In Sioux City, Iowa, yesterday, Palin also warned against letting Democrats control the House, Senate and the White House and accused Obama of wanting to put into effect policies that would amount to socialism.
"What you would find is more and more reliance on government to take care of us," she said at a rally, "to make our decisions for us, as they spread our income and our assets around."
Across the country, in Virginia, Sen. Joseph Biden, Obama's running mate, struck a different tone in his effort to extend the Democratic electoral map. Biden said he and Obama were driven by the "overarching belief that for the good of the country we have to end these politics of division."

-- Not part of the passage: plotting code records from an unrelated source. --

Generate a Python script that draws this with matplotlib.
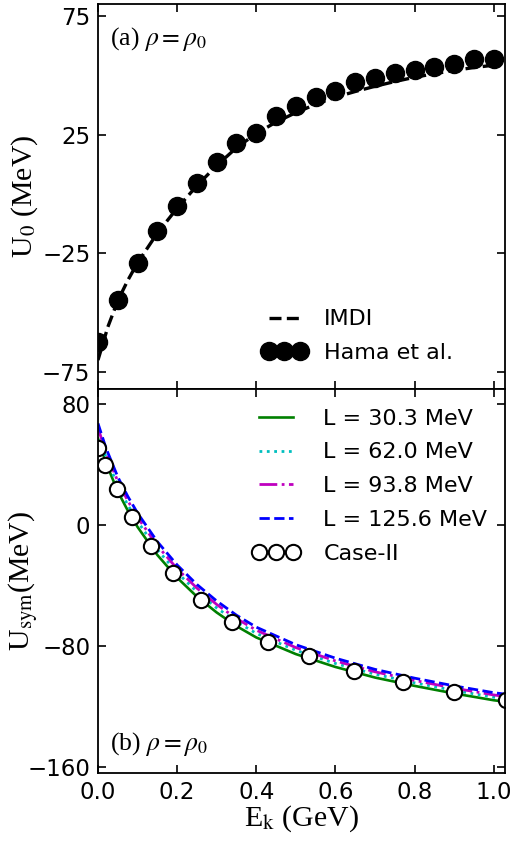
#!/usr/bin/env python3
# -*- coding: utf-8 -*-

"""
Single-particle potential U0 and symmetry potential Usym versus kinetic energy
at saturation density, two stacked panels sharing the energy axis.
"""

import numpy as np
import matplotlib as mpl
import matplotlib.pyplot as plt

mpl.rcParams['mathtext.fontset'] = 'stix'

# (a) isoscalar potential
E_imdi = [0, 0.025, 0.05, 0.075, 0.1, 0.15, 0.2, 0.25, 0.3, 0.35, 0.4, 0.45,
          0.5, 0.55, 0.6, 0.65, 0.7, 0.75, 0.8, 0.85, 0.9, 0.95, 1.0]
U_imdi = [-70, -56, -45, -36.5, -29, -16.5, -6, 3.5, 12, 19.5, 25.5, 30.3,
          34.3, 37.8, 40.8, 43.2, 45.4, 47.4, 49.2, 50.7, 52.1, 53.3, 54.3]

E_hama = [0.0, 0.05, 0.1, 0.15, 0.2, 0.25, 0.3, 0.35, 0.4, 0.45, 0.5,
          0.55, 0.6, 0.65, 0.7, 0.75, 0.8, 0.85, 0.9, 0.95, 1.0]
U_hama = [-62.5, -44.5, -28.9, -15.8, -4.9, 4.8, 13.3, 21.3, 25.9, 32.7, 37.3,
          40.7, 43.6, 47.0, 49.1, 50.8, 52.1, 53.4, 55.0, 56.7, 56.9]

# (b) symmetry potential for four slope parameters
E_sym = [0, 0.02, 0.05, 0.075, 0.1, 0.15, 0.2, 0.25, 0.3, 0.35, 0.4, 0.5,
         0.6, 0.7, 0.8, 0.9, 1.0, 1.03]
U_L30 = [57, 41, 22, 9.5, -1.5, -20, -35, -47.5, -58, -67, -74.5, -85.5,
         -94, -101, -106.5, -111.5, -116, -117]
U_L62 = [61, 44.9, 25.8, 13.2, 2.2, -16.5, -31.6, -44.3, -55, -64.1, -71.8, -83,
         -91.7, -98.8, -104.5, -109.5, -114, -115]
U_L94 = [64, 47.9, 28.7, 16.0, 4.9, -13.8, -29.1, -41.9, -52.7, -62, -69.7, -81.2,
         -90, -97.2, -102.9, -108, -112.5, -113.5]
U_L126 = [67, 50.8, 31.6, 18.9, 7.7, -11.2, -26.6, -39.5, -50.4, -59.8, -67.7, -79.3,
          -88.2, -95.6, -101.4, -106.5, -111, -112]

E_case2 = [0.0, 0.018, 0.048, 0.086, 0.134, 0.19, 0.261, 0.339, 0.43, 0.532,
           0.646, 0.77, 0.899, 1.03]
U_case2 = [50.5, 39.6, 23.7, 5.3, -13.9, -31.7, -49.5, -64, -77.2, -87,
           -97, -104.2, -110.8, -116]

if __name__ == "__main__":
    fig = plt.figure(figsize=(5.13, 8.41), dpi=100)
    gs = fig.add_gridspec(2, 1, left=0.191, right=0.984, bottom=0.081, top=0.995, hspace=0)
    ax1 = fig.add_subplot(gs[0, 0])
    ax2 = fig.add_subplot(gs[1, 0], sharex=ax1)

    serif = 'Liberation Serif'

    # upper panel
    ax1.plot(E_imdi, U_imdi, color='k', lw=2.4, dashes=(3.6, 1.6), label='IMDI')
    ax1.plot(E_hama, U_hama, 'o', color='k', ms=13, label='Hama et al.')
    ax1.set_ylim(-82, 80)
    ax1.set_yticks([-75, -25, 25, 75])
    ax1.set_ylabel(r'U$_0$ (MeV)', family=serif, fontsize=21.5)
    ax1.text(0.03, 0.945, r'(a) $\rho=\rho_0$', transform=ax1.transAxes,
             family=serif, fontsize=18.5, va='top')
    ax1.legend(loc='lower left', frameon=False, fontsize=16, numpoints=3,
               handlelength=2.0, handletextpad=0.8, labelspacing=0.6,
               bbox_to_anchor=(0.354, 0.015))
    plt.setp(ax1.get_xticklabels(), visible=False)

    # lower panel
    ax2.plot(E_sym, U_L30, color='g', lw=1.9, label='L = 30.3 MeV')
    ax2.plot(E_sym, U_L62, color='c', lw=2.0, ls=':', label='L = 62.0 MeV')
    ax2.plot(E_sym, U_L94, color='m', lw=2.0, ls='-.', label='L = 93.8 MeV')
    ax2.plot(E_sym, U_L126, color='b', lw=2.0, ls='--', label='L = 125.6 MeV')
    ax2.plot(E_case2, U_case2, 'o', mfc='w', mec='k', mew=1.5, ms=11, label='Case-II')
    ax2.set_ylim(-164, 90)
    ax2.set_yticks([-160, -80, 0, 80])
    ax2.set_xlim(0, 1.028)
    ax2.set_xticks([0.0, 0.2, 0.4, 0.6, 0.8, 1.0])
    ax2.set_ylabel(r'U$_{\rm sym}$(MeV)', family=serif, fontsize=21.5)
    ax2.set_xlabel(r'E$_{\rm k}$ (GeV)', family=serif, fontsize=21.5)
    ax2.text(0.03, 0.04, r'(b) $\rho=\rho_0$', transform=ax2.transAxes,
             family=serif, fontsize=18.5, va='bottom')
    ax2.legend(loc='upper left', frameon=False, fontsize=16, numpoints=3,
               handlelength=2.15, handletextpad=1.05, labelspacing=0.62,
               bbox_to_anchor=(0.33, 1.0))

    for ax in (ax1, ax2):
        ax.tick_params(direction='in', top=True, right=True, length=6, width=1.2,
                       labelsize=16.5)
        ax.tick_params(axis='y', pad=5.5)
        ax.tick_params(axis='x', pad=6)
        for s in ax.spines.values():
            s.set_linewidth(1.3)
        ax.yaxis.set_label_coords(-0.143, 0.5)
    ax2.xaxis.set_label_coords(0.5, -0.078)

    plt.savefig('out.png', dpi=100)
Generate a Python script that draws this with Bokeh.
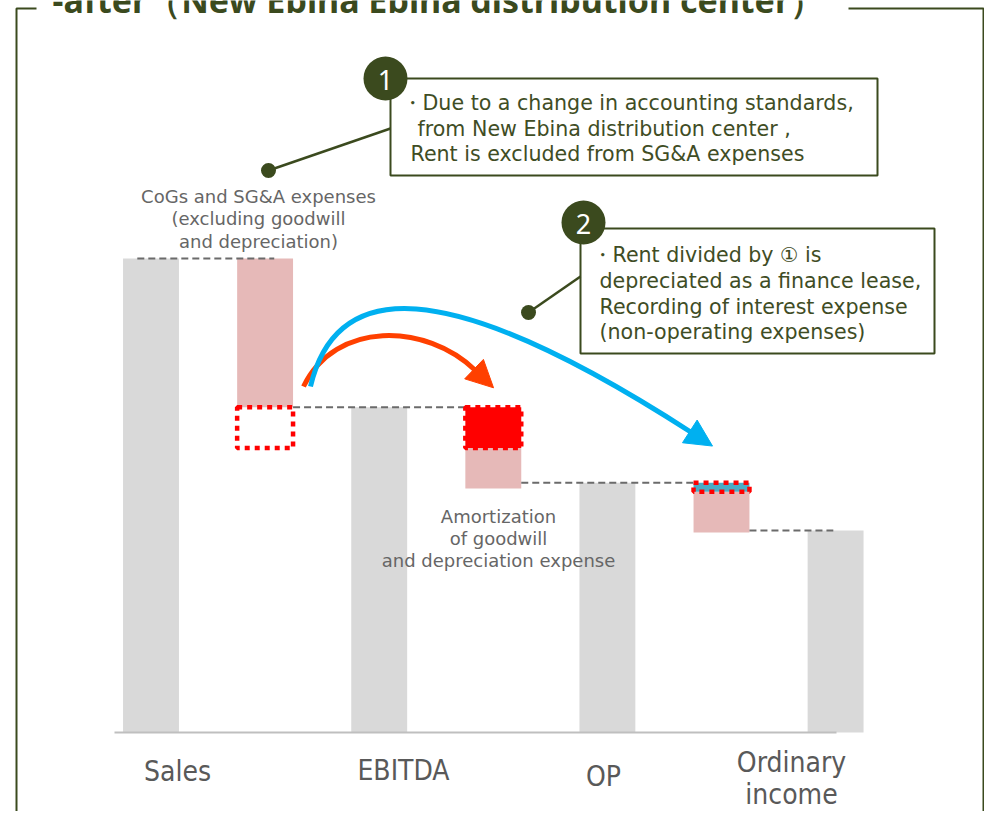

"I am so tired of seeing a map that is all blue on the edges and red in the middle," Biden, of Delaware, said in Suffolk, in the southern part of a state that rarely votes Democratic but that polls show is solidly behind Obama. "This country is too divided."
From New Mexico, McCain will head to Iowa, where Palin spent much of yesterday and where most polls show Obama is ahead. McCain fared poorly in Iowa in the Republican caucuses, in part because of his opposition to subsidies for corn ethanol, and even some of his supporters have questioned why he and Palin are still trying to compete there.
"I am puzzled by the decision, because it seems to me the most precious resource presidential and vice-presidential candidates have is their time," Joe Gaylord, a former executive director of the Iowa Republican Party, told The Des Moines Register. "And their appearances in Iowa, while perhaps inspirational to the base, might be better spent in other states now."